Set task:
Take the lines from the top down to and including the one with "(O) at (584,-617);" and repeat them exactly. Omit images.

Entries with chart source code
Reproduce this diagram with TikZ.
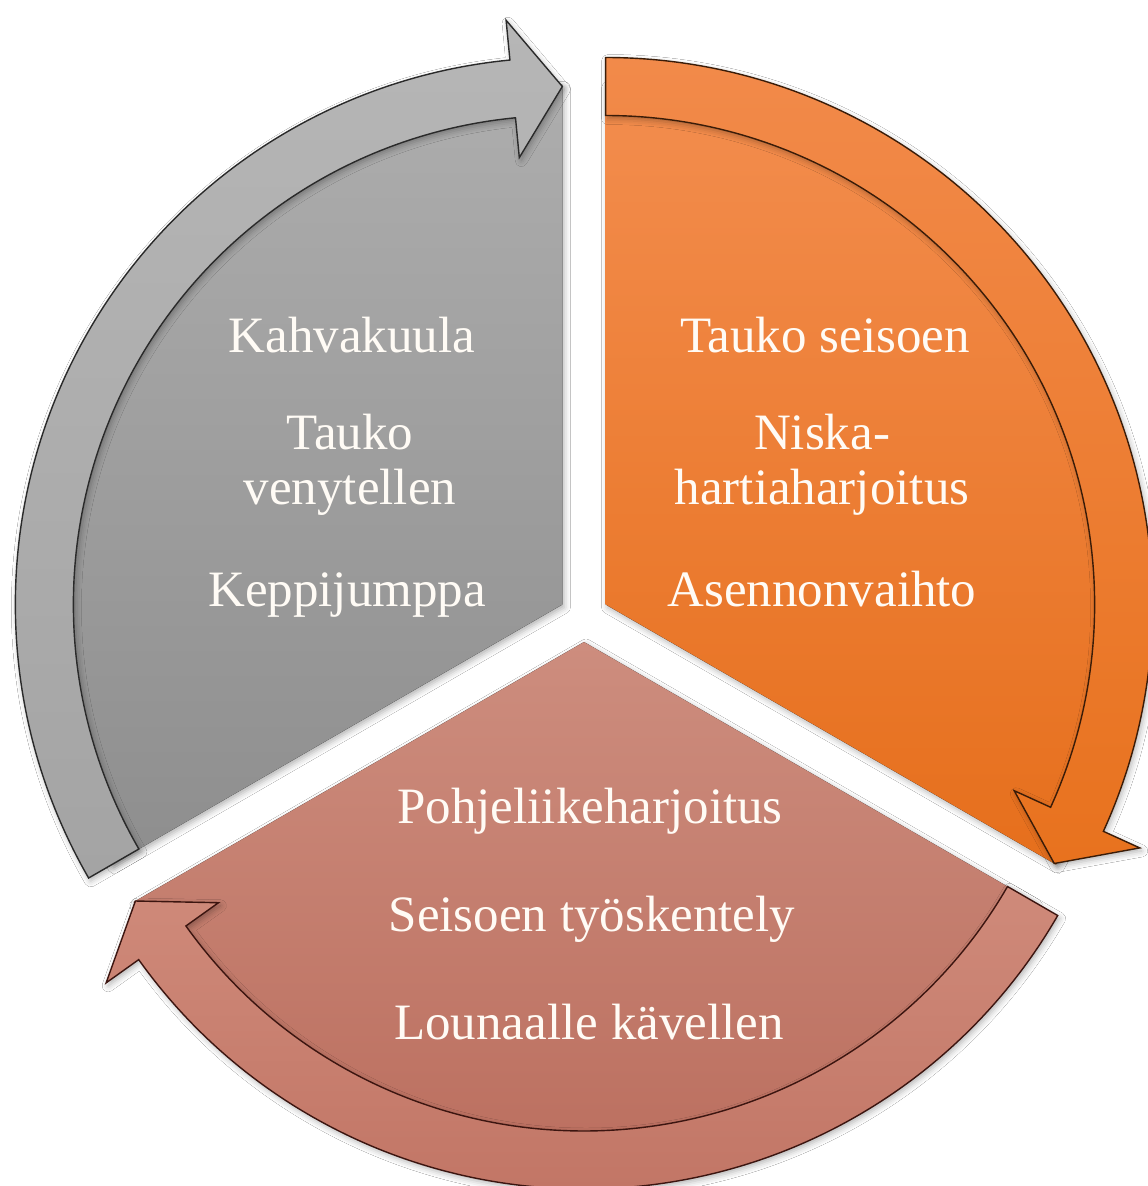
\documentclass[tikz,border=0pt]{standalone}
\usepackage{fontspec}
\setmainfont{Liberation Serif}
\usetikzlibrary{shadows.blur}
\definecolor{grayTop}{HTML}{ADADAD}
\definecolor{grayBot}{HTML}{8E8E8E}
\definecolor{grayArrTop}{HTML}{B6B6B6}
\definecolor{grayArrBot}{HTML}{A4A4A4}
\definecolor{grayLine}{HTML}{2A2A2A}
\definecolor{orTop}{HTML}{F38D4E}
\definecolor{orBot}{HTML}{E66F1C}
\definecolor{orArrTop}{HTML}{F28A4A}
\definecolor{orArrBot}{HTML}{E8721E}
\definecolor{orLine}{HTML}{3A1C08}
\definecolor{brTop}{HTML}{CD8D7E}
\definecolor{brBot}{HTML}{B96B5B}
\definecolor{brArrTop}{HTML}{CF8A7A}
\definecolor{brArrBot}{HTML}{C27666}
\definecolor{brLine}{HTML}{3C1510}
\definecolor{txt}{HTML}{FFFBF5}
\begin{document}
\begin{tikzpicture}[x=1pt,y=1pt,
  shad/.style={blur shadow={shadow xshift=2pt, shadow yshift=-3pt, shadow blur radius=6pt, shadow opacity=30}},
  arrline/.style={line width=1.4pt, line join=miter},
  lbl/.style={text=txt, font=\fontsize{51}{55}\selectfont, anchor=base, inner sep=0pt}
]
\useasboundingbox (0,0) rectangle (1148,-1186);
\fill[white] (0,0) rectangle (1148,-1186);
\coordinate (O) at (584,-617);

\begin{scope}[shift={(584,-617)}]
  % gray segment
  \begin{scope}[shift={(150:25)}]
    \fill[top color=grayTop, bottom color=grayBot, shad]
      (0,0) -- (90:520) arc[start angle=90, end angle=210, radius=520] -- cycle;
    \draw[arrline, draw=grayLine, top color=grayArrTop, bottom color=grayArrBot, shad]
      (210:547) arc[start angle=210, end angle=95.5, radius=547]
      -- (95.5:587) -- (90:518) -- (95.5:449) -- (95.5:489)
      arc[start angle=95.5, end angle=210, radius=489] -- cycle;
  \end{scope}
  % orange segment
  \begin{scope}[shift={(30:25)}]
    \fill[top color=orTop, bottom color=orBot, shad]
      (0,0) -- (-30:520) arc[start angle=-30, end angle=90, radius=520] -- cycle;
    \draw[arrline, draw=orLine, top color=orArrTop, bottom color=orArrBot, shad]
      (90:547) arc[start angle=90, end angle=-24.5, radius=547]
      -- (-24.5:587) -- (-30:518) -- (-24.5:449) -- (-24.5:489)
      arc[start angle=-24.5, end angle=90, radius=489] -- cycle;
  \end{scope}
  % brown segment
  \begin{scope}[shift={(270:25)}]
    \fill[top color=brTop, bottom color=brBot, shad]
      (0,0) -- (210:520) arc[start angle=210, end angle=330, radius=520] -- cycle;
    \draw[arrline, draw=brLine, top color=brArrTop, bottom color=brArrBot, shad]
      (-30:547) arc[start angle=-30, end angle=-144.5, radius=547]
      -- (-144.5:587) -- (-150:518) -- (-144.5:449) -- (-144.5:489)
      arc[start angle=-144.5, end angle=-30, radius=489] -- cycle;
  \end{scope}
\end{scope}

% gray texts
\node[lbl] (g1) at (352,-352) {Kahvakuula};
\node[lbl] (g2) at (350,-449) {Tauko};
\node[lbl] (g3) at (350,-504) {venytellen};
\node[lbl] (g4) at (347,-606) {Keppijumppa};
% orange texts
\node[lbl] (o1) at (825,-352) {Tauko seisoen};
\node[lbl] (o2) at (822,-449) {Niska-};
\node[lbl] (o3) at (822,-504) {hartiaharjoitus};
\node[lbl] (o4) at (822,-606) {Asennonvaihto};
% brown texts
\node[lbl] (b1) at (590,-823) {Pohjeliikeharjoitus};
\node[lbl] (b2) at (592,-931) {Seisoen työskentely};
\node[lbl] (b3) at (589,-1039) {Lounaalle kävellen};
\end{tikzpicture}
\end{document}
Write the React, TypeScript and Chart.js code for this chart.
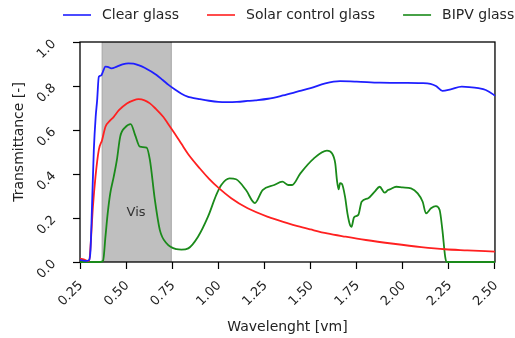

Finished answer:
Reproduce this diagram with TikZ.
\documentclass[tikz,border=0pt]{standalone}
\usepackage{fontspec}
\setmainfont{Liberation Serif}
\usetikzlibrary{shadows.blur}
\definecolor{grayTop}{HTML}{ADADAD}
\definecolor{grayBot}{HTML}{8E8E8E}
\definecolor{grayArrTop}{HTML}{B6B6B6}
\definecolor{grayArrBot}{HTML}{A4A4A4}
\definecolor{grayLine}{HTML}{2A2A2A}
\definecolor{orTop}{HTML}{F38D4E}
\definecolor{orBot}{HTML}{E66F1C}
\definecolor{orArrTop}{HTML}{F28A4A}
\definecolor{orArrBot}{HTML}{E8721E}
\definecolor{orLine}{HTML}{3A1C08}
\definecolor{brTop}{HTML}{CD8D7E}
\definecolor{brBot}{HTML}{B96B5B}
\definecolor{brArrTop}{HTML}{CF8A7A}
\definecolor{brArrBot}{HTML}{C27666}
\definecolor{brLine}{HTML}{3C1510}
\definecolor{txt}{HTML}{FFFBF5}
\begin{document}
\begin{tikzpicture}[x=1pt,y=1pt,
  shad/.style={blur shadow={shadow xshift=2pt, shadow yshift=-3pt, shadow blur radius=6pt, shadow opacity=30}},
  arrline/.style={line width=1.4pt, line join=miter},
  lbl/.style={text=txt, font=\fontsize{51}{55}\selectfont, anchor=base, inner sep=0pt}
]
\useasboundingbox (0,0) rectangle (1148,-1186);
\fill[white] (0,0) rectangle (1148,-1186);
\coordinate (O) at (584,-617);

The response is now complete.